Until I spent time on a vineyard 10 years ago, I always heard the parable of the vinedresser as a tough, “shape up or ship out” message. I always imagined God as the Vinedresser having a field day loping and cutting my dead branches, trimming my unproductive stems and up-rooting all the rot that undermines my fruitfulness.
It always felt like a violent activity. But what we see is not what we get.
It was a pleasant surprise, then, to actually see a Vinedresser in action. Far from an act of violence, the care paid by the dresser to each stem is extraordinary. He or she carefully inspects the branch, delicately cutting only the smallest amount so that the vine will be healthier and more productive. A good vinedresser pours over the vines and from experience knows that to cut too much or too little will render the vine without its distinctive character. Every cut is measured and aimed to prune back only the diseased branch, so as to bring about greater growth for the whole vine and a bigger yield for the vineyard. The vinedresser is not violent with the vine, but extremely tender.

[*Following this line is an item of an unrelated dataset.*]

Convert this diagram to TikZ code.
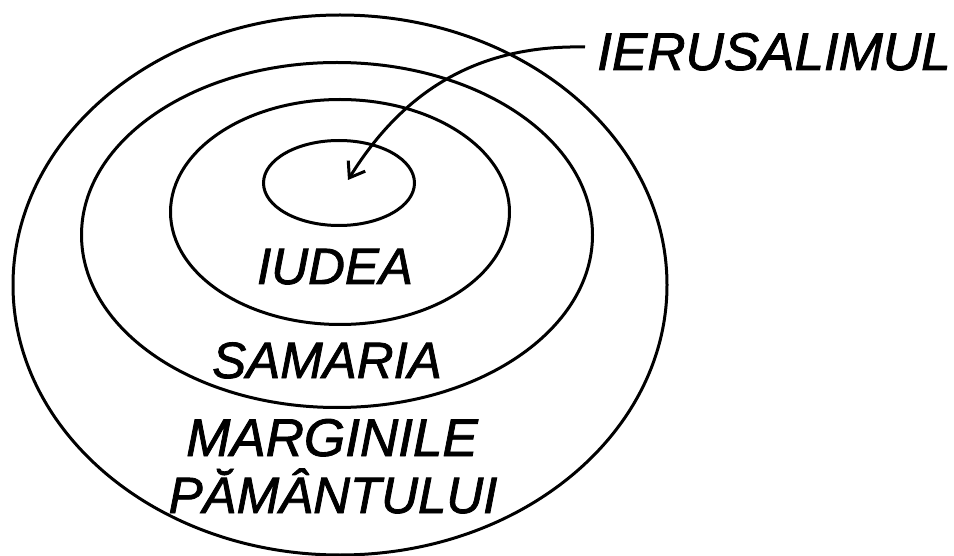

The first hearers of today’s Gospel would have known that this metaphor is anything but a “shape up or ship out” message.
This parable is a profound insight into the Christian life. We can claim we belong to the Christian family all we like. We can come to Mass every Sunday, but if the fruit we produce is bitter and poisonous, if we are unforgiving, unjust and uncaring, we cannot claim to be on the Vine of Christ’s love. And if that’s the case we are in desperate need of the gentle hand of the Vinedresser, who only wants to see us bring forth the yield he knows we are capable of achieving.
Rev Billy Graham once said, “Going to Church no more makes you a Christian than living in a garage makes you a car.” That’s the point of Vine & Branch Sunday. God will not judge us by what we say or the public face of goodness we can turn on. We will be judged by the our acts of love in and through our kindness and compassion.
This metaphor also reminds us that we’re connected to each other. There are moments in our life of faith when we hear or see other Christians saying or doing things we cannot countenance. We can try and disown them by retreating into our denomination, but we are all connected in Christ’s vineyard. We need the courage to tell them the truth as we see it, and charitably point out the problems we have with what they think is right. And we need the humility to listen when they challenge us.
It’s even harder when the diseased part of the vine is in our own Catholic section of Vineyard. Our first instinct can be to loop off the branch, just to get rid of it. But as any Vinedresser knows this is the last resort. Whether we find it easy or not, Christ calls us to limited surgical interventions over amputations every time. This is tough love. Even though there are people within our community who have committed terrible crimes and betrayed our trust, the Gospel calls us to hold onto to them until it’s clear that no matter what intervention we make, they are dying on Christ’s vine already. And even then, we hope and pray that our action towards them might see a new growth within them which could be the beginning of a possible grafting back onto us in the future.
In the face of the world’s “shape up or ship out” principle, Vine and Branch Sunday challenges us to hang in with there with each other, in season and out of season, because as the old folk hymn sings, “They’ll know we are Christians by our love, by our love. Yes, they’ll know we are Christians by our love.”